> EXERCISE
Begin with the first line below and retype each line exactly through the line containing "const breakAfterIndex = 2;". Any pictures are to be left out.

-- Start GIVEN INFORMATION --

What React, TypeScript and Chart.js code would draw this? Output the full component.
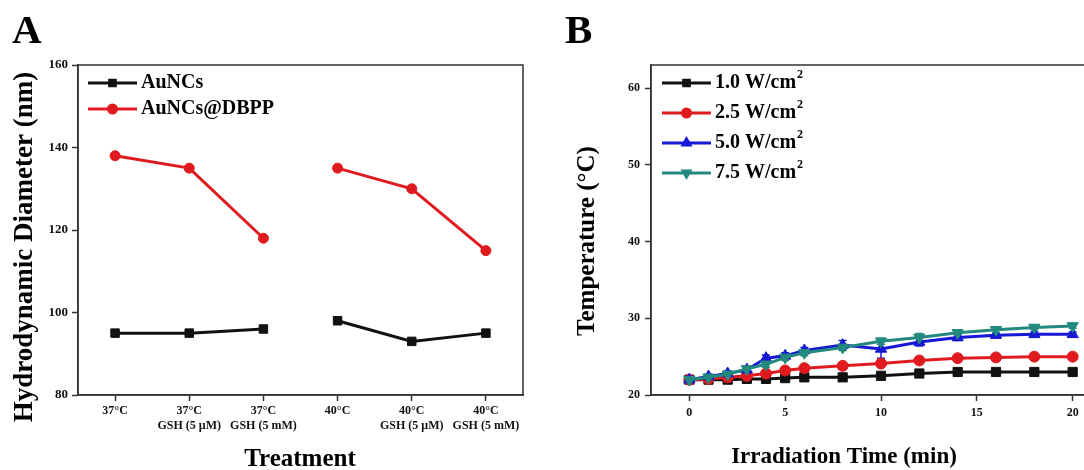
import React, { useEffect, useRef } from "react";
import { Chart, registerables } from "chart.js";
import { drawPoint } from "chart.js/helpers";

Chart.register(...registerables);

const FONT = '"Liberation Serif", "Times New Roman", Times, serif';

// ---------- Panel A data ----------
const treatmentLabels = [
  ["37°C"],
  ["37°C", "GSH (5 μM)"],
  ["37°C", "GSH (5 mM)"],
  ["40°C"],
  ["40°C", "GSH (5 μM)"],
  ["40°C", "GSH (5 mM)"],
];
const aSeriesNames = ["AuNCs", "AuNCs@DBPP"];
const diameterAuNCs = [95, 95, 96, 98, 93, 95];
const diameterAuNCsDBPP = [138, 135, 118, 135, 130, 115];
const aYTicks = [80, 100, 120, 140, 160];
const breakAfterIndex = 2; // the 37°C group and the 40°C group are not joined

// ---------- Panel B data ----------
const timeMin = [0, 1, 2, 3, 4, 5, 6, 8, 10, 12, 14, 16, 18, 20];
const bSeriesNames = ["1.0 W/cm²", "2.5 W/cm²", "5.0 W/cm²", "7.5 W/cm²"];
const temp10 = [22.0, 22.0, 22.0, 22.1, 22.1, 22.2, 22.3, 22.3, 22.5, 22.8, 23.0, 23.0, 23.0, 23.0];
const temp25 = [22.0, 22.1, 22.3, 22.5, 22.8, 23.2, 23.5, 23.8, 24.1, 24.5, 24.8, 24.9, 25.0, 25.0];
const temp50 = [22.0, 22.4, 22.8, 23.3, 24.8, 25.1, 25.8, 26.5, 26.0, 26.9, 27.5, 27.8, 27.9, 27.9];
const temp75 = [22.0, 22.3, 22.7, 23.4, 24.0, 24.9, 25.5, 26.2, 27.0, 27.5, 28.1, 28.5, 28.8, 29.0];
const err10 = [0.2, 0.2, 0.2, 0.2, 0.2, 0.2, 0.2, 0.2, 0.2, 0.2, 0.2, 0.2, 0.2, 0.2];
const err25 = [0.2, 0.2, 0.2, 0.2, 0.2, 0.3, 0.2, 0.3, 0.3, 0.2, 0.2, 0.2, 0.2, 0.2];
const err50 = [0.2, 0.3, 0.3, 0.3, 0.4, 0.4, 0.4, 0.6, 1.2, 0.5, 0.4, 0.3, 0.3, 0.3];
const err75 = [0.2, 0.3, 0.4, 0.3, 0.4, 0.4, 0.4, 0.4, 0.4, 0.5, 0.4, 0.4, 0.3, 0.3];
const bXTicks = [0, 5, 10, 15, 20];
const bYTicks = [20, 30, 40, 50, 60];

// ---------- styles ----------
const AXIS_COLOR = "#333333";
const BLACK = "#111111";
const RED = "#e01b1f";
const BLUE = "#1717d6";
const TEAL = "#23897f";

// ---------- plugins ----------
const framePlugin = {
  id: "frame",
  afterDatasetsDraw(chart: any, _a: any, opts: any) {
    const { ctx, chartArea } = chart;
    ctx.save();
    ctx.strokeStyle = opts.color || AXIS_COLOR;
    ctx.lineWidth = opts.width || 1.5;
    ctx.strokeRect(chartArea.left, chartArea.top, chartArea.right - chartArea.left, chartArea.bottom - chartArea.top);
    ctx.restore();
  },
};

const insideLegendPlugin = {
  id: "insideLegend",
  afterDraw(chart: any, _a: any, opts: any) {
    if (!opts || !opts.items) return;
    const { ctx, chartArea } = chart;
    ctx.save();
    opts.items.forEach((it: any, i: number) => {
      const y = chartArea.top + opts.top + i * opts.rowHeight;
      const x0 = chartArea.left + opts.left;
      const x1 = x0 + opts.lineLength;
      ctx.strokeStyle = it.color;
      ctx.lineWidth = it.lineWidth;
      ctx.beginPath();
      ctx.moveTo(x0, y);
      ctx.lineTo(x1, y);
      ctx.stroke();
      ctx.fillStyle = it.color;
      ctx.strokeStyle = it.color;
      drawPoint(ctx, { pointStyle: it.pointStyle, rotation: it.rotation || 0, radius: it.radius, borderWidth: 1 } as any, (x0 + x1) / 2, y);
      const size = opts.fontSize;
      ctx.fillStyle = "#000";
      ctx.font = `bold ${size}px ${FONT}`;
      ctx.textAlign = "left";
      ctx.textBaseline = "middle";
      const tx = x1 + opts.textGap;
      const label: string = it.text;
      if (label.endsWith("²")) {
        const base = label.slice(0, -1);
        ctx.fillText(base, tx, y);
        const w = ctx.measureText(base).width;
        ctx.font = `bold ${Math.round(size * 0.58)}px ${FONT}`;
        ctx.fillText("2", tx + w + 1, y - size * 0.38);
      } else {
        ctx.fillText(label, tx, y);
      }
    });
    ctx.restore();
  },
};

const textLayerPlugin = {
  id: "textLayer",
  afterDraw(chart: any, _a: any, opts: any) {
    if (!opts || !opts.items) return;
    const { ctx } = chart;
    opts.items.forEach((t: any) => {
      ctx.save();
      ctx.translate(t.x, t.y);
      ctx.rotate(t.rotation || 0);
      ctx.font = `bold ${t.size}px ${FONT}`;
      ctx.fillStyle = "#000";
      ctx.textAlign = t.align || "center";
      ctx.textBaseline = t.baseline || "alphabetic";
      ctx.fillText(t.text, 0, 0);
      ctx.restore();
    });
  },
};

const errorBarPlugin = {
  id: "errorBars",
  beforeDatasetsDraw(chart: any, _a: any, opts: any) {
    if (!opts || !opts.sets) return;
    const { ctx, scales } = chart;
    ctx.save();
    opts.sets.forEach((s: any) => {
      const ds = chart.data.datasets[s.datasetIndex];
      ctx.strokeStyle = ds.borderColor;
      ctx.lineWidth = 1.5;
      ds.data.forEach((p: any, i: number) => {
        const e = s.errors[i];
        const x = scales.x.getPixelForValue(p.x);
        const yTop = scales.y.getPixelForValue(p.y + e);
        const yBot = scales.y.getPixelForValue(p.y - e);
        ctx.beginPath();
        ctx.moveTo(x, yTop);
        ctx.lineTo(x, yBot);
        ctx.moveTo(x - 4, yTop);
        ctx.lineTo(x + 4, yTop);
        ctx.moveTo(x - 4, yBot);
        ctx.lineTo(x + 4, yBot);
        ctx.stroke();
      });
    });
    ctx.restore();
  },
};

const tickGrid = {
  display: true,
  drawOnChartArea: false,
  drawTicks: true,
  tickLength: 6,
  tickColor: AXIS_COLOR,
  tickWidth: 1.5,
};

// ---------- Panel A ----------
function PanelA() {
  const ref = useRef<HTMLCanvasElement>(null);
  useEffect(() => {
    if (!ref.current) return;
    const colors = [BLACK, RED];
    const styles = ["rect", "circle"];
    const radii = [6, 5];
    const values = [diameterAuNCs, diameterAuNCsDBPP];
    const chart = new Chart(ref.current, {
      type: "line",
      data: {
        labels: treatmentLabels as any,
        datasets: aSeriesNames.map((name, i) => ({
          label: name,
          data: values[i],
          borderColor: colors[i],
          backgroundColor: colors[i],
          borderWidth: 3,
          pointStyle: styles[i] as any,
          pointRadius: radii[i],
          pointBorderWidth: 1,
          tension: 0,
          segment: {
            borderColor: (c: any) => (c.p0DataIndex === breakAfterIndex ? "rgba(0,0,0,0)" : colors[i]),
          },
        })),
      },
      options: {
        animation: false,
        responsive: true,
        maintainAspectRatio: false,
        layout: { padding: { top: 65, right: 37, left: 0, bottom: 0 } },
        plugins: {
          legend: { display: false },
          tooltip: { enabled: false },
          frame: {},
          insideLegend: {
            top: 18,
            left: 10,
            rowHeight: 26,
            lineLength: 49,
            textGap: 4,
            fontSize: 20,
            items: aSeriesNames.map((n, i) => ({
              text: n,
              color: colors[i],
              lineWidth: 3,
              pointStyle: styles[i],
              radius: 4,
            })),
          },
          textLayer: {
            items: [
              { text: "A", x: 12, y: 43, size: 41, align: "left" },
              { text: "Hydrodynamic Diameter (nm)", x: 25, y: 247, size: 27, rotation: -Math.PI / 2, baseline: "middle" },
              { text: "Treatment", x: 300, y: 466, size: 25 },
            ],
          },
        } as any,
        scales: {
          x: {
            type: "category",
            offset: true,
            grid: { ...tickGrid, offset: false },
            border: { display: true, color: AXIS_COLOR, width: 1.5 },
            ticks: {
              color: "#111",
              font: { family: FONT, size: 12, weight: "bold", lineHeight: 1.25 },
              padding: 2,
              maxRotation: 0,
              autoSkip: false,
            },
            afterFit: (s: any) => {
              s.height = 75;
            },
          },
          y: {
            type: "linear",
            min: 80,
            max: 160,
            grid: tickGrid,
            border: { display: true, color: AXIS_COLOR, width: 1.5 },
            ticks: {
              color: "#111",
              font: { family: FONT, size: 13, weight: "bold" },
              padding: 4,
            },
            afterBuildTicks: (s: any) => {
              s.ticks = aYTicks.map((v) => ({ value: v }));
            },
            afterFit: (s: any) => {
              s.width = 78;
            },
          },
        },
      },
      plugins: [framePlugin, insideLegendPlugin, textLayerPlugin],
    } as any);
    return () => chart.destroy();
  }, []);
  return (
    <div style={{ position: "absolute", left: 0, top: 0, width: 560, height: 470 }}>
      <canvas ref={ref} />
    </div>
  );
}

// ---------- Panel B ----------
function PanelB() {
  const ref = useRef<HTMLCanvasElement>(null);
  useEffect(() => {
    if (!ref.current) return;
    const colors = [BLACK, RED, BLUE, TEAL];
    const styles = ["rect", "circle", "triangle", "triangle"];
    const rotations = [0, 0, 0, 180];
    const radii = [6.5, 5.5, 6.5, 6.5];
    const values = [temp10, temp25, temp50, temp75];
    const errors = [err10, err25, err50, err75];
    const drawOrder = [4, 3, 2, 1];
    const chart = new Chart(ref.current, {
      type: "line",
      data: {
        datasets: bSeriesNames.map((name, i) => ({
          label: name,
          data: timeMin.map((t, j) => ({ x: t, y: values[i][j] })),
          borderColor: colors[i],
          backgroundColor: colors[i],
          borderWidth: 3,
          pointStyle: styles[i] as any,
          pointRotation: rotations[i],
          pointRadius: radii[i],
          pointBorderWidth: 1,
          tension: 0,
          order: drawOrder[i],
        })),
      },
      options: {
        animation: false,
        responsive: true,
        maintainAspectRatio: false,
        layout: { padding: { top: 65, right: 29, left: 0, bottom: 0 } },
        plugins: {
          legend: { display: false },
          tooltip: { enabled: false },
          frame: {},
          errorBars: { sets: errors.map((e, i) => ({ datasetIndex: i, errors: e })) },
          insideLegend: {
            top: 18,
            left: 11,
            rowHeight: 30,
            lineLength: 49,
            textGap: 4,
            fontSize: 20,
            items: bSeriesNames.map((n, i) => ({
              text: n,
              color: colors[i],
              lineWidth: 3,
              pointStyle: styles[i],
              rotation: rotations[i],
              radius: 4,
            })),
          },
          textLayer: {
            items: [
              { text: "B", x: 5, y: 43, size: 41, align: "left" },
              { text: "Temperature (°C)", x: 28, y: 241, size: 25, rotation: -Math.PI / 2, baseline: "middle" },
              { text: "Irradiation Time (min)", x: 284, y: 463, size: 23 },
            ],
          },
        } as any,
        scales: {
          x: {
            type: "linear",
            min: -2,
            max: 22,
            grid: tickGrid,
            border: { display: true, color: AXIS_COLOR, width: 1.5 },
            ticks: {
              color: "#111",
              font: { family: FONT, size: 12, weight: "bold" },
              padding: 5,
            },
            afterBuildTicks: (s: any) => {
              s.ticks = bXTicks.map((v) => ({ value: v }));
            },
            afterFit: (s: any) => {
              s.height = 75;
            },
          },
          y: {
            type: "linear",
            min: 20,
            max: 63,
            grid: tickGrid,
            border: { display: true, color: AXIS_COLOR, width: 1.5 },
            ticks: {
              color: "#111",
              font: { family: FONT, size: 12, weight: "bold" },
              padding: 5,
            },
            afterBuildTicks: (s: any) => {
              s.ticks = bYTicks.map((v) => ({ value: v }));
            },
            afterFit: (s: any) => {
              s.width = 91;
            },
          },
        },
      },
      plugins: [framePlugin, errorBarPlugin, insideLegendPlugin, textLayerPlugin],
    } as any);
    return () => chart.destroy();
  }, []);
  return (
    <div style={{ position: "absolute", left: 560, top: 0, width: 580, height: 470 }}>
      <canvas ref={ref} />
    </div>
  );
}

export default function App() {
  return (
    <div
      style={{
        position: "fixed",
        left: 0,
        top: 0,
        width: 1084,
        height: 470,
        overflow: "hidden",
        background: "#ffffff",
      }}
    >
      <PanelA />
      <PanelB />
    </div>
  );
}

-- End GIVEN INFORMATION --

> SOLUTION TO THIS PROBLEM
What React, TypeScript and Chart.js code would draw this? Output the full component.
import React, { useEffect, useRef } from "react";
import { Chart, registerables } from "chart.js";
import { drawPoint } from "chart.js/helpers";

Chart.register(...registerables);

const FONT = '"Liberation Serif", "Times New Roman", Times, serif';

// ---------- Panel A data ----------
const treatmentLabels = [
  ["37°C"],
  ["37°C", "GSH (5 μM)"],
  ["37°C", "GSH (5 mM)"],
  ["40°C"],
  ["40°C", "GSH (5 μM)"],
  ["40°C", "GSH (5 mM)"],
];
const aSeriesNames = ["AuNCs", "AuNCs@DBPP"];
const diameterAuNCs = [95, 95, 96, 98, 93, 95];
const diameterAuNCsDBPP = [138, 135, 118, 135, 130, 115];
const aYTicks = [80, 100, 120, 140, 160];
const breakAfterIndex = 2; // the 37°C group and the 40°C group are not joined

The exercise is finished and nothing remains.